→ **WHAT THE TASK REQUIRES**: With the pictures left out, copy the listing below exactly.

####

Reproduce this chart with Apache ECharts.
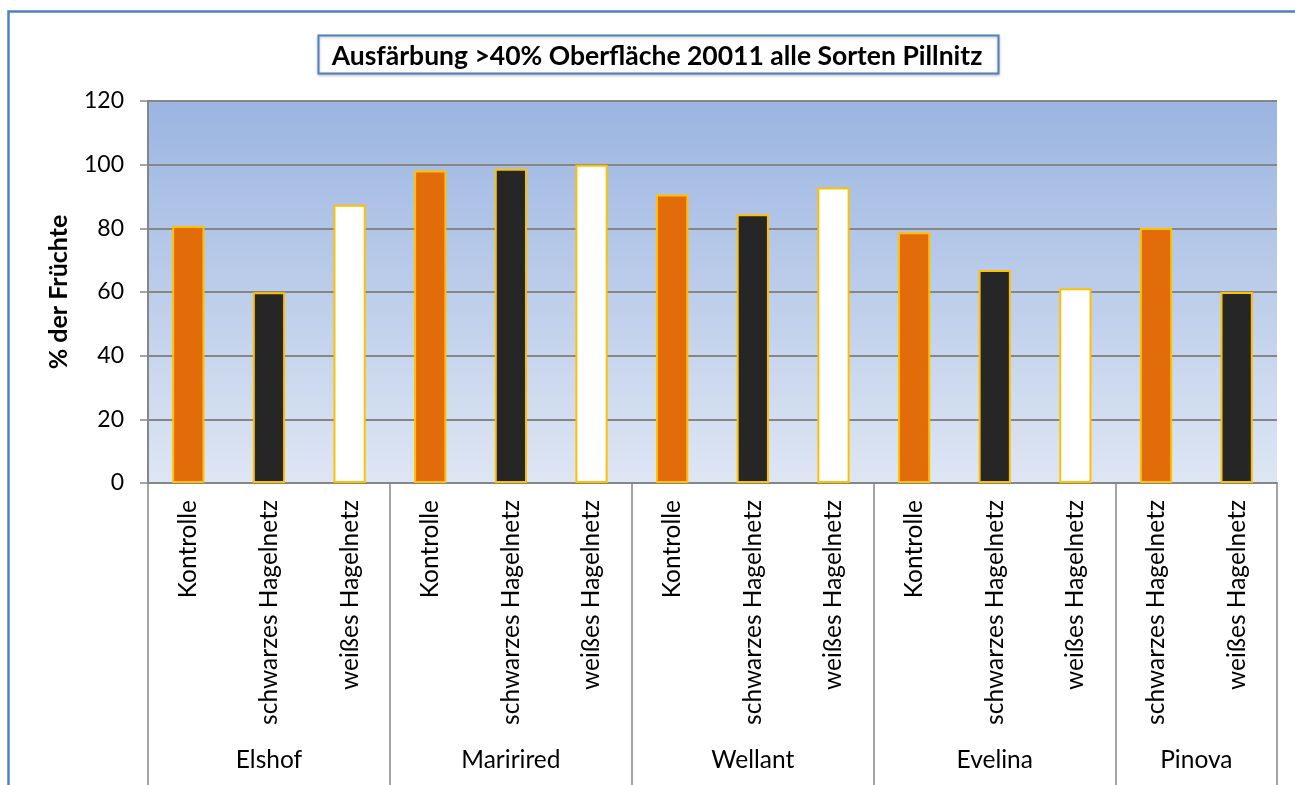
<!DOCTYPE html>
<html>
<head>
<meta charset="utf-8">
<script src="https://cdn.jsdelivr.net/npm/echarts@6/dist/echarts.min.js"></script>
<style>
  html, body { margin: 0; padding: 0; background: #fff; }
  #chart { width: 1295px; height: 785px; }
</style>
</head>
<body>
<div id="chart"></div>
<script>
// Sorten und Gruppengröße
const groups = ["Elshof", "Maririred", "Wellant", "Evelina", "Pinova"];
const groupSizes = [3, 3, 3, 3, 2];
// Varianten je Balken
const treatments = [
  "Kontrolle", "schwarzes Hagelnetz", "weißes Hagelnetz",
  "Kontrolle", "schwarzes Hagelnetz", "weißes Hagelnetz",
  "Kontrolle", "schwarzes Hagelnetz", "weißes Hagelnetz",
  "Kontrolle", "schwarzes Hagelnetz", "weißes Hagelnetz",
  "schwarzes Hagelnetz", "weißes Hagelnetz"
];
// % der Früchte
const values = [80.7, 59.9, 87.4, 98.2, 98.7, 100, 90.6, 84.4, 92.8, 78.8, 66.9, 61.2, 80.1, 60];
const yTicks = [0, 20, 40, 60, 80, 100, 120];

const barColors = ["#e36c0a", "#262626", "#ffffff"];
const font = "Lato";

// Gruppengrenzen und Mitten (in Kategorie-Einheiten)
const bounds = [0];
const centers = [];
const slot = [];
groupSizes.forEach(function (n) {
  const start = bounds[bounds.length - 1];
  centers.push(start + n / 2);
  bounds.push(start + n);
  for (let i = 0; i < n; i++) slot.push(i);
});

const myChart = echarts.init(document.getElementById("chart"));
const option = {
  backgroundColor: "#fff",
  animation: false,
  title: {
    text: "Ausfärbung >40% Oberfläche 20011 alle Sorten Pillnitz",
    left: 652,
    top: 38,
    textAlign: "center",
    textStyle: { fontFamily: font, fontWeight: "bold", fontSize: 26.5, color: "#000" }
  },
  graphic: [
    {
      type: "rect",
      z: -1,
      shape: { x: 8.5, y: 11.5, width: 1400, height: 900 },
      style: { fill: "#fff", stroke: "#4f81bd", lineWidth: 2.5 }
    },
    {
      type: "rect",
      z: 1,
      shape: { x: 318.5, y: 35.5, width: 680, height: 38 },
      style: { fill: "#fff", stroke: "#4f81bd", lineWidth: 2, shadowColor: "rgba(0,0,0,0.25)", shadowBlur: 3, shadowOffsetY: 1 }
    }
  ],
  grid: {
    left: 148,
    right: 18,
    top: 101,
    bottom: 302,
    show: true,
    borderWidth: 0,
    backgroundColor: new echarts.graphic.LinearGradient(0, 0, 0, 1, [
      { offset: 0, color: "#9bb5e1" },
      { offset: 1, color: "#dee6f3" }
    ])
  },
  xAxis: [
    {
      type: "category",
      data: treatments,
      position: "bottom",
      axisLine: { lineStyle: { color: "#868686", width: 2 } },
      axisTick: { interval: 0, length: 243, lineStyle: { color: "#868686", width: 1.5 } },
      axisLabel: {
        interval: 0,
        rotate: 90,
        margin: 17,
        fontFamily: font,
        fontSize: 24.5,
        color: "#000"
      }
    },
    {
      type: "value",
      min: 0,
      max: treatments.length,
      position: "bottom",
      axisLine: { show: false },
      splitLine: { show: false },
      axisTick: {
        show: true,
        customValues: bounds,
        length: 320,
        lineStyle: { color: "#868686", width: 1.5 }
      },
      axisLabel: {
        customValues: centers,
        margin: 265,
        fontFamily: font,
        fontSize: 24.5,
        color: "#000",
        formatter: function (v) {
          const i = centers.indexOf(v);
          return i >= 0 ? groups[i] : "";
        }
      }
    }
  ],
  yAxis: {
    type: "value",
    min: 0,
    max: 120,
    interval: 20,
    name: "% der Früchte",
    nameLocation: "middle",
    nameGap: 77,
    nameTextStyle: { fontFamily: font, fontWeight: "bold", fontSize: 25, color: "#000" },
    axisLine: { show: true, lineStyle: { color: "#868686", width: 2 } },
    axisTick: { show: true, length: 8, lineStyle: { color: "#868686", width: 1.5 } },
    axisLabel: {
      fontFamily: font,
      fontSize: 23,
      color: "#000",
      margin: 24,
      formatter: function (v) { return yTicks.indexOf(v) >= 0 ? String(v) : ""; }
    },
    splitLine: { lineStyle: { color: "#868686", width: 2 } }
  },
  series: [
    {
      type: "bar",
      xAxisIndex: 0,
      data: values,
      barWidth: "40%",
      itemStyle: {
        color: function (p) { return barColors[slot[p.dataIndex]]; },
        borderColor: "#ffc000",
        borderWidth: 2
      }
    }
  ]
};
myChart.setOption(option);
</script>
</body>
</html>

####

→ **ANSWER TO THE PROBLEM**:
Reproduce this chart with Apache ECharts.
<!DOCTYPE html>
<html>
<head>
<meta charset="utf-8">
<script src="https://cdn.jsdelivr.net/npm/echarts@6/dist/echarts.min.js"></script>
<style>
  html, body { margin: 0; padding: 0; background: #fff; }
  #chart { width: 1295px; height: 785px; }
</style>
</head>
<body>
<div id="chart"></div>
<script>
// Sorten und Gruppengröße
const groups = ["Elshof", "Maririred", "Wellant", "Evelina", "Pinova"];
const groupSizes = [3, 3, 3, 3, 2];
// Varianten je Balken
const treatments = [
  "Kontrolle", "schwarzes Hagelnetz", "weißes Hagelnetz",
  "Kontrolle", "schwarzes Hagelnetz", "weißes Hagelnetz",
  "Kontrolle", "schwarzes Hagelnetz", "weißes Hagelnetz",
  "Kontrolle", "schwarzes Hagelnetz", "weißes Hagelnetz",
  "schwarzes Hagelnetz", "weißes Hagelnetz"
];
// % der Früchte
const values = [80.7, 59.9, 87.4, 98.2, 98.7, 100, 90.6, 84.4, 92.8, 78.8, 66.9, 61.2, 80.1, 60];
const yTicks = [0, 20, 40, 60, 80, 100, 120];

const barColors = ["#e36c0a", "#262626", "#ffffff"];
const font = "Lato";

// Gruppengrenzen und Mitten (in Kategorie-Einheiten)
const bounds = [0];
const centers = [];
const slot = [];
groupSizes.forEach(function (n) {
  const start = bounds[bounds.length - 1];
  centers.push(start + n / 2);
  bounds.push(start + n);
  for (let i = 0; i < n; i++) slot.push(i);
});

const myChart = echarts.init(document.getElementById("chart"));
const option = {
  backgroundColor: "#fff",
  animation: false,
  title: {
    text: "Ausfärbung >40% Oberfläche 20011 alle Sorten Pillnitz",
    left: 652,
    top: 38,
    textAlign: "center",
    textStyle: { fontFamily: font, fontWeight: "bold", fontSize: 26.5, color: "#000" }
  },
  graphic: [
    {
      type: "rect",
      z: -1,
      shape: { x: 8.5, y: 11.5, width: 1400, height: 900 },
      style: { fill: "#fff", stroke: "#4f81bd", lineWidth: 2.5 }
    },
    {
      type: "rect",
      z: 1,
      shape: { x: 318.5, y: 35.5, width: 680, height: 38 },
      style: { fill: "#fff", stroke: "#4f81bd", lineWidth: 2, shadowColor: "rgba(0,0,0,0.25)", shadowBlur: 3, shadowOffsetY: 1 }
    }
  ],
  grid: {
    left: 148,
    right: 18,
    top: 101,
    bottom: 302,
    show: true,
    borderWidth: 0,
    backgroundColor: new echarts.graphic.LinearGradient(0, 0, 0, 1, [
      { offset: 0, color: "#9bb5e1" },
      { offset: 1, color: "#dee6f3" }
    ])
  },
  xAxis: [
    {
      type: "category",
      data: treatments,
      position: "bottom",
      axisLine: { lineStyle: { color: "#868686", width: 2 } },
      axisTick: { interval: 0, length: 243, lineStyle: { color: "#868686", width: 1.5 } },
      axisLabel: {
        interval: 0,
        rotate: 90,
        margin: 17,
        fontFamily: font,
        fontSize: 24.5,
        color: "#000"
      }
    },
    {
      type: "value",
      min: 0,
      max: treatments.length,
      position: "bottom",
      axisLine: { show: false },
      splitLine: { show: false },
      axisTick: {
        show: true,
        customValues: bounds,
        length: 320,
        lineStyle: { color: "#868686", width: 1.5 }
      },
      axisLabel: {
        customValues: centers,
        margin: 265,
        fontFamily: font,
        fontSize: 24.5,
        color: "#000",
        formatter: function (v) {
          const i = centers.indexOf(v);
          return i >= 0 ? groups[i] : "";
        }
      }
    }
  ],
  yAxis: {
    type: "value",
    min: 0,
    max: 120,
    interval: 20,
    name: "% der Früchte",
    nameLocation: "middle",
    nameGap: 77,
    nameTextStyle: { fontFamily: font, fontWeight: "bold", fontSize: 25, color: "#000" },
    axisLine: { show: true, lineStyle: { color: "#868686", width: 2 } },
    axisTick: { show: true, length: 8, lineStyle: { color: "#868686", width: 1.5 } },
    axisLabel: {
      fontFamily: font,
      fontSize: 23,
      color: "#000",
      margin: 24,
      formatter: function (v) { return yTicks.indexOf(v) >= 0 ? String(v) : ""; }
    },
    splitLine: { lineStyle: { color: "#868686", width: 2 } }
  },
  series: [
    {
      type: "bar",
      xAxisIndex: 0,
      data: values,
      barWidth: "40%",
      itemStyle: {
        color: function (p) { return barColors[slot[p.dataIndex]]; },
        borderColor: "#ffc000",
        borderWidth: 2
      }
    }
  ]
};
myChart.setOption(option);
</script>
</body>
</html>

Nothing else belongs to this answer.